Supplied data =
* * *
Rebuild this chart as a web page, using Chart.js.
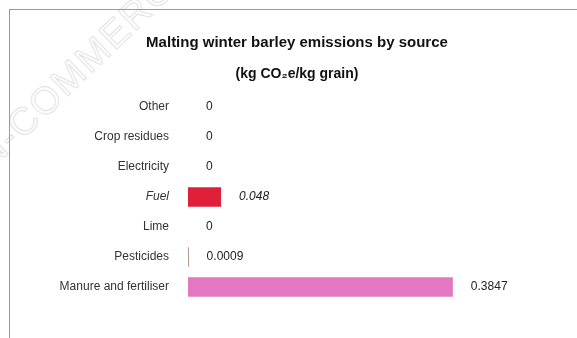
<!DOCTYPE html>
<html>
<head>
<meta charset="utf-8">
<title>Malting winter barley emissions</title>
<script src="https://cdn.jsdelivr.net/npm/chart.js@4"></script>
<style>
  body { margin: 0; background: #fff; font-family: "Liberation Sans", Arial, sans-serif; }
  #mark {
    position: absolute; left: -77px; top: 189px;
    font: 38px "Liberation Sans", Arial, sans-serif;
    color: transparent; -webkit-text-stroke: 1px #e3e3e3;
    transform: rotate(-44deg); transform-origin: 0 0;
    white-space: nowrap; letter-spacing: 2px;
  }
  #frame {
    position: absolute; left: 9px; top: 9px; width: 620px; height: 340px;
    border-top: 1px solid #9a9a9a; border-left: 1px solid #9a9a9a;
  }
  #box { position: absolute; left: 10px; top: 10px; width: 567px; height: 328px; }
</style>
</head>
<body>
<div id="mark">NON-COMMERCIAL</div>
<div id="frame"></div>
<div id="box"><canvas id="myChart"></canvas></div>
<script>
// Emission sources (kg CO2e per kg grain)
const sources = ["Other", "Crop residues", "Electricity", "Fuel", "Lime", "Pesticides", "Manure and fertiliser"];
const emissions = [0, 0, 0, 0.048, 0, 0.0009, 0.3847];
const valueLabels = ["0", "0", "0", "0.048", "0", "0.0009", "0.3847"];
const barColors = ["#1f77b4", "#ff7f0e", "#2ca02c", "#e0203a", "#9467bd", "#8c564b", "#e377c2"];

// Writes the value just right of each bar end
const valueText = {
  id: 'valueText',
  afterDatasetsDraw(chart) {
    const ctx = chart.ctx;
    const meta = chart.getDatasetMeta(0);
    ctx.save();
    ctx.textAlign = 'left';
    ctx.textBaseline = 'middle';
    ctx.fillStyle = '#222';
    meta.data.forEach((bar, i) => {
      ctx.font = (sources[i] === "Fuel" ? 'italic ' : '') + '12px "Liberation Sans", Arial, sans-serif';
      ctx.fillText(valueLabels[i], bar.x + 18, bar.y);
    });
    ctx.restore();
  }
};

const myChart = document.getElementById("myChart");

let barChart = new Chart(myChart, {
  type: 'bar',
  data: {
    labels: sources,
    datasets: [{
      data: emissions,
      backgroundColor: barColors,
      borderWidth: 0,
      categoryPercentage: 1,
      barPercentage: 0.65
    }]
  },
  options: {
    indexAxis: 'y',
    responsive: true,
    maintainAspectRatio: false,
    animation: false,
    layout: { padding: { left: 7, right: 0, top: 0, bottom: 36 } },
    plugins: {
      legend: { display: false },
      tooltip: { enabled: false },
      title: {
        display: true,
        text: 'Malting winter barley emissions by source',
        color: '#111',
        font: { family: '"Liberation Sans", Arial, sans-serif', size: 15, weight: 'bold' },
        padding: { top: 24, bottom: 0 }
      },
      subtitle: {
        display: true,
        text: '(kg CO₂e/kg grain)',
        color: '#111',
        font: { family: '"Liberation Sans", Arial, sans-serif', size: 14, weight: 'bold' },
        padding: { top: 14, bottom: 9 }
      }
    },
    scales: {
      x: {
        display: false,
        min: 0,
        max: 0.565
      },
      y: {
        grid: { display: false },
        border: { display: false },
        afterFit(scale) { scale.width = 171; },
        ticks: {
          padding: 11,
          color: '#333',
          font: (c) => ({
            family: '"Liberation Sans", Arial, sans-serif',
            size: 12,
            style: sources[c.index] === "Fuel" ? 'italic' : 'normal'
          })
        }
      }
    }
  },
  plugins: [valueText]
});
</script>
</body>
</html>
* * *
Task brief =
From the material above, reproduce everything verbatim except the pictures.

Written response =
Rebuild this chart as a web page, using Chart.js.
<!DOCTYPE html>
<html>
<head>
<meta charset="utf-8">
<title>Malting winter barley emissions</title>
<script src="https://cdn.jsdelivr.net/npm/chart.js@4"></script>
<style>
  body { margin: 0; background: #fff; font-family: "Liberation Sans", Arial, sans-serif; }
  #mark {
    position: absolute; left: -77px; top: 189px;
    font: 38px "Liberation Sans", Arial, sans-serif;
    color: transparent; -webkit-text-stroke: 1px #e3e3e3;
    transform: rotate(-44deg); transform-origin: 0 0;
    white-space: nowrap; letter-spacing: 2px;
  }
  #frame {
    position: absolute; left: 9px; top: 9px; width: 620px; height: 340px;
    border-top: 1px solid #9a9a9a; border-left: 1px solid #9a9a9a;
  }
  #box { position: absolute; left: 10px; top: 10px; width: 567px; height: 328px; }
</style>
</head>
<body>
<div id="mark">NON-COMMERCIAL</div>
<div id="frame"></div>
<div id="box"><canvas id="myChart"></canvas></div>
<script>
// Emission sources (kg CO2e per kg grain)
const sources = ["Other", "Crop residues", "Electricity", "Fuel", "Lime", "Pesticides", "Manure and fertiliser"];
const emissions = [0, 0, 0, 0.048, 0, 0.0009, 0.3847];
const valueLabels = ["0", "0", "0", "0.048", "0", "0.0009", "0.3847"];
const barColors = ["#1f77b4", "#ff7f0e", "#2ca02c", "#e0203a", "#9467bd", "#8c564b", "#e377c2"];

// Writes the value just right of each bar end
const valueText = {
  id: 'valueText',
  afterDatasetsDraw(chart) {
    const ctx = chart.ctx;
    const meta = chart.getDatasetMeta(0);
    ctx.save();
    ctx.textAlign = 'left';
    ctx.textBaseline = 'middle';
    ctx.fillStyle = '#222';
    meta.data.forEach((bar, i) => {
      ctx.font = (sources[i] === "Fuel" ? 'italic ' : '') + '12px "Liberation Sans", Arial, sans-serif';
      ctx.fillText(valueLabels[i], bar.x + 18, bar.y);
    });
    ctx.restore();
  }
};

const myChart = document.getElementById("myChart");

let barChart = new Chart(myChart, {
  type: 'bar',
  data: {
    labels: sources,
    datasets: [{
      data: emissions,
      backgroundColor: barColors,
      borderWidth: 0,
      categoryPercentage: 1,
      barPercentage: 0.65
    }]
  },
  options: {
    indexAxis: 'y',
    responsive: true,
    maintainAspectRatio: false,
    animation: false,
    layout: { padding: { left: 7, right: 0, top: 0, bottom: 36 } },
    plugins: {
      legend: { display: false },
      tooltip: { enabled: false },
      title: {
        display: true,
        text: 'Malting winter barley emissions by source',
        color: '#111',
        font: { family: '"Liberation Sans", Arial, sans-serif', size: 15, weight: 'bold' },
        padding: { top: 24, bottom: 0 }
      },
      subtitle: {
        display: true,
        text: '(kg CO₂e/kg grain)',
        color: '#111',
        font: { family: '"Liberation Sans", Arial, sans-serif', size: 14, weight: 'bold' },
        padding: { top: 14, bottom: 9 }
      }
    },
    scales: {
      x: {
        display: false,
        min: 0,
        max: 0.565
      },
      y: {
        grid: { display: false },
        border: { display: false },
        afterFit(scale) { scale.width = 171; },
        ticks: {
          padding: 11,
          color: '#333',
          font: (c) => ({
            family: '"Liberation Sans", Arial, sans-serif',
            size: 12,
            style: sources[c.index] === "Fuel" ? 'italic' : 'normal'
          })
        }
      }
    }
  },
  plugins: [valueText]
});
</script>
</body>
</html>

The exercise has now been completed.